Unlike Universal POS tag, used for the pos property of tokens, type labels combine part-of-speech information with entity type information and also apply to atoms.

Positions

The output of symbolic models and symbolic steps of ML models contains the position of text blocks (for example paragraphs, sentences, phrases, parts of text that "explain" predicted categories or extractions, named entities, text tokens, words, lemmas).

All these positions are referred to the content property of the document object.

The starting position is returned in the start property and the ending position in the end property.

The value of the start property is the zero-based index of the first block character.
For example, if the text is:

Michael Jordan was one of the best basketball players of all time.

the start position of the phrase of all time is 54:

Michael Jordan was one of the best basketball players of all time.
                                                      ↑
01234567890123456789012345678901234567890123456789012345678901234567890
0         1         2         3         4         5         6         7

The value of the end position is the zero-based index of the first character after the text block.
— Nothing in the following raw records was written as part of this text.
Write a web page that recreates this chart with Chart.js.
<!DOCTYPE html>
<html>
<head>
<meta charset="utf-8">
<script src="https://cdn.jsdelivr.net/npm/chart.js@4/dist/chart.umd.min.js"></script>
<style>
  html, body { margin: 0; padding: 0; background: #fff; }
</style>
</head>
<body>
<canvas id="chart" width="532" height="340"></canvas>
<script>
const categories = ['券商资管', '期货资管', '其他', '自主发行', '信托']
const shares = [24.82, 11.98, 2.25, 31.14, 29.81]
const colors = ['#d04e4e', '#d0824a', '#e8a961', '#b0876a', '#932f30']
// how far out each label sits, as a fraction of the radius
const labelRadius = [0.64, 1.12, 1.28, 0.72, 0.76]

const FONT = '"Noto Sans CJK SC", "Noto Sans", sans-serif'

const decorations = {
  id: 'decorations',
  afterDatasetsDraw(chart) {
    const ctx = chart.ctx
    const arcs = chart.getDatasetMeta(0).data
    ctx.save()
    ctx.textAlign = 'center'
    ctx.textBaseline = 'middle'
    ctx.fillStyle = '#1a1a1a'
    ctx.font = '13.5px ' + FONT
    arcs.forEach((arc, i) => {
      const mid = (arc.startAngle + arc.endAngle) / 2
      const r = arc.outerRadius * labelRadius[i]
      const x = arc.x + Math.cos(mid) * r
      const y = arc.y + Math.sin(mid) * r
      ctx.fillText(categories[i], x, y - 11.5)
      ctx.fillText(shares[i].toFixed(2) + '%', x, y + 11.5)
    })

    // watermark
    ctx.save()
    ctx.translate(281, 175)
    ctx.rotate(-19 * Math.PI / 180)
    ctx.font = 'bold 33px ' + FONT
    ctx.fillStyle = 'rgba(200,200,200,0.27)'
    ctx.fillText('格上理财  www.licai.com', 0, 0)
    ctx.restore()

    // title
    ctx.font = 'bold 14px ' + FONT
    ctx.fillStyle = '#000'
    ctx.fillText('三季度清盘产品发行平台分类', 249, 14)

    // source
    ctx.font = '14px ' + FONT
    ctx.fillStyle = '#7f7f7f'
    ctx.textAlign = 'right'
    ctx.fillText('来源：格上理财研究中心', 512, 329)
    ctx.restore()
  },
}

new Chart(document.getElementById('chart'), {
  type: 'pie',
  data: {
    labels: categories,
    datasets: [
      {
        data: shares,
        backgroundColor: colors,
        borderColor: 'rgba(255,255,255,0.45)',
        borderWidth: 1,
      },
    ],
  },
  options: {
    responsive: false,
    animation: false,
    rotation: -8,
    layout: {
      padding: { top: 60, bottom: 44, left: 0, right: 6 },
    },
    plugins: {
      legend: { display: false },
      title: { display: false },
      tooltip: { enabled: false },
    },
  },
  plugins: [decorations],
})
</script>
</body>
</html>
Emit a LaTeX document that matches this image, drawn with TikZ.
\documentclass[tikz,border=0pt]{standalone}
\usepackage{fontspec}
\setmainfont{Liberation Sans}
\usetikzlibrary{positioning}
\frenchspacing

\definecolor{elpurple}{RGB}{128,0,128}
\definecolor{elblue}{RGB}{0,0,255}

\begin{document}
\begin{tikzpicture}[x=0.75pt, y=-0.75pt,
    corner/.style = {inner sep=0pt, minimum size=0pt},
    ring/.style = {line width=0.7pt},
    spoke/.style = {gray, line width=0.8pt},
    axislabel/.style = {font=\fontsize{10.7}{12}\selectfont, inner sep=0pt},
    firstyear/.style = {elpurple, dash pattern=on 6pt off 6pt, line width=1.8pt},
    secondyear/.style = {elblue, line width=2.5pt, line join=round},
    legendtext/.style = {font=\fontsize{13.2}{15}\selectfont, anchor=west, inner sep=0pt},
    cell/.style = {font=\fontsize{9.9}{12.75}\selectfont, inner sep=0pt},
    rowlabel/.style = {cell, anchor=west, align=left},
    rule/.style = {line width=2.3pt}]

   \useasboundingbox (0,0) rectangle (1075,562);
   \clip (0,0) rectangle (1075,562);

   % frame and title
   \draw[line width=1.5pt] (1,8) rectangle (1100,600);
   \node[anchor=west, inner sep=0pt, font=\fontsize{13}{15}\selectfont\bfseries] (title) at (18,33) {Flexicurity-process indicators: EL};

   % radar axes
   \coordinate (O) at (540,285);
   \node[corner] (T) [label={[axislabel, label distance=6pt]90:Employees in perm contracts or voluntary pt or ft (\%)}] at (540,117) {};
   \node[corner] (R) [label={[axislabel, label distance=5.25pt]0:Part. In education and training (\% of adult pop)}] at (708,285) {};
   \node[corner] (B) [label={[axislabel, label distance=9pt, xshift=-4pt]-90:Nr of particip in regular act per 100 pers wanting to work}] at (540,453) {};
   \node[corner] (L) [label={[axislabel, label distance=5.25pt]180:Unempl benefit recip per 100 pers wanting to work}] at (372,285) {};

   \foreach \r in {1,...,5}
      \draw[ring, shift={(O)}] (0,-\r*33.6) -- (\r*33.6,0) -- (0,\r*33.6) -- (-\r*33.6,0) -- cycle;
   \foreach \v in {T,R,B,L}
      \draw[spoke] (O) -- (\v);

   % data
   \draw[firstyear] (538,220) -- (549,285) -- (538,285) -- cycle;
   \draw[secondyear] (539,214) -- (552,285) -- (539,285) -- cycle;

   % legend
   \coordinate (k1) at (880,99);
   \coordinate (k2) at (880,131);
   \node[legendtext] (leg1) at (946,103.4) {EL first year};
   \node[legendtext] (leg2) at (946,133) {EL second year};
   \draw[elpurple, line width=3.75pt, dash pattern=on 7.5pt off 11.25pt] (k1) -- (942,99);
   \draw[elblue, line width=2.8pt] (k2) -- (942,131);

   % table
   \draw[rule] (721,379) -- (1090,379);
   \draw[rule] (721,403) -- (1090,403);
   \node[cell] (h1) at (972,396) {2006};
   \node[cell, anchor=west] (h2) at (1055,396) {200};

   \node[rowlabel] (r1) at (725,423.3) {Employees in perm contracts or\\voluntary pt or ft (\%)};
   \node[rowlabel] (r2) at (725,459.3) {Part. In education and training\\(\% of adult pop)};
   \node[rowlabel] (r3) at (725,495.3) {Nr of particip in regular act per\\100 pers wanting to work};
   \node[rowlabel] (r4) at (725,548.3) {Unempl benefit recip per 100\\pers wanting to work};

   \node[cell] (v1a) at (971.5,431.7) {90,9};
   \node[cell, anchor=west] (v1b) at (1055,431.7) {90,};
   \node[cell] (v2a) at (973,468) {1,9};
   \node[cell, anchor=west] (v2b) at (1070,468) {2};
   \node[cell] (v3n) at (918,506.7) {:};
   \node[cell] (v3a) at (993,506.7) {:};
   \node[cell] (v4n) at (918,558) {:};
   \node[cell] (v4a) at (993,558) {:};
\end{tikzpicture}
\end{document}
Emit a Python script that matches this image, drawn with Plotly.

In the example above, the end position of the phrase is 65:

Michael Jordan was one of the best basketball players of all time.
                                                                 ↑
01234567890123456789012345678901234567890123456789012345678901234567890
0         1         2         3         4         5         6         7

Geometry

The positions of the text that explain the predictions of the model can sometimes be enriched with geometric information.
This can occur only if the input to the model is the text of the document to be analyzed together with its graphic layout, an information that is conveyed to the model in input key documentLayout, for example when, in the workflow, the model block is preceded by a block of the Extract Converter processor.

The geometric information is like this:

"geometry": [
    {
        "box": [
            556,
            443,
            597,
            457
        ],
        "page": 7,
        "pageHeight": 1170,
        "pageWidth": 827
    }
]

where:

  • geometry (array): geometric references, each item of which represents a rectangular area (a box) containing text and has these properties:

    • box (array): four items representing the coordinates1 of the box:

      • Item 0: upper left corner X
      • Item 1: upper left corner Y
      • Item 2: lower right corner X
      • Item 3: lower right corner Y
    • page (integer), pageHeight (integer), pageWidth (integer): respectively, the number, height and width of the page where the box is located.

Coordinates and sizes are in pixels and referred to a 100 DPI (dots per inch) rendering of the page. The coordinates origin is at the top left corner of the rendered page.


  1. Coordinates are in pixels and referred to a 100 DPI (dots per inch) rendering of the page. The coordinates origin is at the top left corner of the rendered page.